Once you have the tokenomics information, the next thing to consider as an investor is the asset’s imminent supply and demand metrics.

  • Supply

One of the essential supply statistics you may want to investigate is the token unlock schedule for early investors. If an unlock is imminent, the token’s circulating supply faces inflationary pressure that could lead to a price decline.

When studying the supply of a token, you must also consider the supply change over time. This entails noting the total circulating supply vs. the uncirculating supply. For example, as revealed in the preceding sub-headings, Bitcoin has a total supply of 21 million, with over 19 million BTC circulating at the time of writing. However, it is not until around the next 120 years that the remaining two million bitcoins will be minted.

Tokens with a large, uncirculating supply will likely suffer a price decline over time. The release of previously locked tokens dilutes existing holders and creates less demand for the asset.

  • Demand

The supply of a cryptocurrency is not enough to drive its value. The demand for the token also plays a vital role in bolstering its value.
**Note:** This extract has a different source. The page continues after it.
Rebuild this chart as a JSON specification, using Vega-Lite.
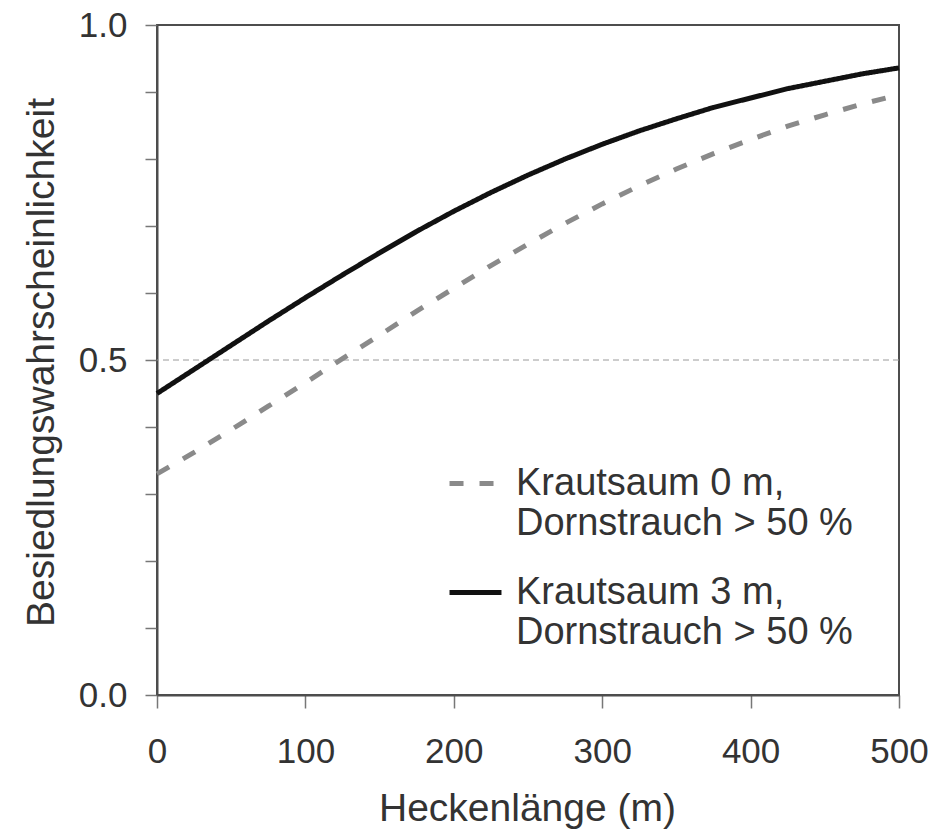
{
  "$schema": "https://vega.github.io/schema/vega-lite/v6.json",
  "width": 742,
  "height": 670,
  "autosize": "none",
  "padding": {"left": 157, "top": 25, "right": 38, "bottom": 136},
  "background": "white",
  "config": {
    "font": "Liberation Sans",
    "view": {"stroke": "#4d4d4d", "strokeWidth": 2}
  },
  "datasets": {
    "curves": [
      {"x": 0, "p": 0.330, "s": "Krautsaum 0 m,"},
      {"x": 25, "p": 0.362, "s": "Krautsaum 0 m,"},
      {"x": 50, "p": 0.396, "s": "Krautsaum 0 m,"},
      {"x": 75, "p": 0.431, "s": "Krautsaum 0 m,"},
      {"x": 100, "p": 0.466, "s": "Krautsaum 0 m,"},
      {"x": 125, "p": 0.502, "s": "Krautsaum 0 m,"},
      {"x": 150, "p": 0.537, "s": "Krautsaum 0 m,"},
      {"x": 175, "p": 0.573, "s": "Krautsaum 0 m,"},
      {"x": 200, "p": 0.607, "s": "Krautsaum 0 m,"},
      {"x": 225, "p": 0.641, "s": "Krautsaum 0 m,"},
      {"x": 250, "p": 0.673, "s": "Krautsaum 0 m,"},
      {"x": 275, "p": 0.704, "s": "Krautsaum 0 m,"},
      {"x": 300, "p": 0.733, "s": "Krautsaum 0 m,"},
      {"x": 325, "p": 0.760, "s": "Krautsaum 0 m,"},
      {"x": 350, "p": 0.785, "s": "Krautsaum 0 m,"},
      {"x": 375, "p": 0.808, "s": "Krautsaum 0 m,"},
      {"x": 400, "p": 0.829, "s": "Krautsaum 0 m,"},
      {"x": 425, "p": 0.849, "s": "Krautsaum 0 m,"},
      {"x": 450, "p": 0.866, "s": "Krautsaum 0 m,"},
      {"x": 475, "p": 0.882, "s": "Krautsaum 0 m,"},
      {"x": 500, "p": 0.896, "s": "Krautsaum 0 m,"},
      {"x": 0, "p": 0.450, "s": "Krautsaum 3 m,"},
      {"x": 25, "p": 0.486, "s": "Krautsaum 3 m,"},
      {"x": 50, "p": 0.522, "s": "Krautsaum 3 m,"},
      {"x": 75, "p": 0.558, "s": "Krautsaum 3 m,"},
      {"x": 100, "p": 0.593, "s": "Krautsaum 3 m,"},
      {"x": 125, "p": 0.627, "s": "Krautsaum 3 m,"},
      {"x": 150, "p": 0.660, "s": "Krautsaum 3 m,"},
      {"x": 175, "p": 0.692, "s": "Krautsaum 3 m,"},
      {"x": 200, "p": 0.722, "s": "Krautsaum 3 m,"},
      {"x": 225, "p": 0.750, "s": "Krautsaum 3 m,"},
      {"x": 250, "p": 0.776, "s": "Krautsaum 3 m,"},
      {"x": 275, "p": 0.800, "s": "Krautsaum 3 m,"},
      {"x": 300, "p": 0.822, "s": "Krautsaum 3 m,"},
      {"x": 325, "p": 0.842, "s": "Krautsaum 3 m,"},
      {"x": 350, "p": 0.860, "s": "Krautsaum 3 m,"},
      {"x": 375, "p": 0.877, "s": "Krautsaum 3 m,"},
      {"x": 400, "p": 0.891, "s": "Krautsaum 3 m,"},
      {"x": 425, "p": 0.905, "s": "Krautsaum 3 m,"},
      {"x": 450, "p": 0.916, "s": "Krautsaum 3 m,"},
      {"x": 475, "p": 0.927, "s": "Krautsaum 3 m,"},
      {"x": 500, "p": 0.936, "s": "Krautsaum 3 m,"}
    ],
    "ref": [{"p": 0.5}]
  },
  "layer": [
    {
      "data": {"name": "ref"},
      "mark": {"type": "rule", "color": "#9a9a9a", "strokeWidth": 1, "strokeDash": [6, 4]},
      "encoding": {
        "y": {"field": "p", "type": "quantitative", "scale": {"domain": [0, 1], "nice": false}}
      }
    },
    {
      "data": {"name": "curves"},
      "mark": {"type": "line", "strokeWidth": 5, "strokeCap": "butt"},
      "encoding": {
        "x": {
          "field": "x",
          "type": "quantitative",
          "scale": {"domain": [0, 500], "nice": false},
          "axis": {
            "title": "Heckenlänge (m)",
            "titleFontSize": 39,
            "titleFontWeight": "normal",
            "titleColor": "#333333",
            "titleX": 370,
            "titleY": 125,
            "titleAlign": "center",
            "titleBaseline": "alphabetic",
            "values": [0, 100, 200, 300, 400, 500],
            "format": "d",
            "labelFlush": false,
            "labelFontSize": 35,
            "labelColor": "#333333",
            "labelBaseline": "alphabetic",
            "labelPadding": 54,
            "tickSize": 13,
            "tickColor": "#777777",
            "tickWidth": 1.5,
            "domainColor": "#4d4d4d",
            "domainWidth": 2,
            "grid": false
          }
        },
        "y": {
          "field": "p",
          "type": "quantitative",
          "scale": {"domain": [0, 1], "nice": false},
          "axis": {
            "title": "Besiedlungswahrscheinlichkeit",
            "titleFontSize": 39,
            "titleFontWeight": "normal",
            "titleColor": "#333333",
            "titleAngle": -90,
            "titleX": -104,
            "titleY": 337,
            "titleAlign": "center",
            "titleBaseline": "alphabetic",
            "values": [0, 0.1, 0.2, 0.3, 0.4, 0.5, 0.6, 0.7, 0.8, 0.9, 1],
            "labelExpr": "datum.value == 0 || datum.value == 0.5 || datum.value == 1 ? format(datum.value, '.1f') : ''",
            "labelFlush": false,
            "labelFontSize": 35,
            "labelColor": "#333333",
            "labelPadding": 18,
            "tickSize": 12,
            "tickColor": "#777777",
            "tickWidth": 1.5,
            "domainColor": "#4d4d4d",
            "domainWidth": 2,
            "grid": false
          }
        },
        "color": {
          "field": "s",
          "type": "nominal",
          "scale": {"domain": ["Krautsaum 0 m,", "Krautsaum 3 m,"], "range": ["#8a8a8a", "#111111"]},
          "legend": {
            "title": null,
            "orient": "none",
            "legendX": 290,
            "legendY": 430,
            "padding": 0,
            "rowPadding": 21,
            "symbolType": "stroke",
            "symbolSize": 2700,
            "symbolStrokeWidth": 5,
            "labelFontSize": 38,
            "labelColor": "#333333",
            "labelOffset": 12,
            "labelLimit": 0,
            "labelBaseline": "middle",
            "labelExpr": "[datum.label, 'Dornstrauch > 50 %']"
          }
        },
        "strokeDash": {
          "field": "s",
          "type": "nominal",
          "scale": {"domain": ["Krautsaum 0 m,", "Krautsaum 3 m,"], "range": [[14, 16], [1, 0]]},
          "legend": {
            "title": null,
            "orient": "none",
            "legendX": 290,
            "legendY": 430,
            "padding": 0,
            "rowPadding": 21,
            "symbolType": "stroke",
            "symbolSize": 2700,
            "symbolStrokeWidth": 5,
            "labelFontSize": 38,
            "labelColor": "#333333",
            "labelOffset": 12,
            "labelLimit": 0,
            "labelBaseline": "middle",
            "labelExpr": "[datum.label, 'Dornstrauch > 50 %']"
          }
        }
      }
    }
  ]
}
The demand for an asset often comes from incentives created by the token’s creators to drive usage. For instance, some coins like ETH, SOL, and MATIC serve as a means for users to pay network fees on their respective networks.

Other tokens give holders access to vote on protocol changes, access to gaming environments, or earn protocol revenue. The more compelling and relevant a token’s use case, the more likely it will enjoy sustained demand.

How to Choose Tokenomics

You can choose tokenomics by defining the token’s use case and intended users to achieve this. You also need to determine the tokenomics model that is fitting for users. While doing all this, ensure you have a supportive and creative team of developers.

As an investor, it is also important you put the tokenomics of a cryptocurrency in mind when making a choice. It is true that cryptocurrencies are risky assets and are subject to volatility. Still, it is possible to carefully choose a cryptocurrency that can bring high returns. One of the things to do is to study its tokenomics. 


This article answered the question: “What is tokenomics?” It highlighted the features to look out for when designing or researching tokenomics for a crypto project. Investors that evaluate the tokenomics of a project are more likely to make substantial profits.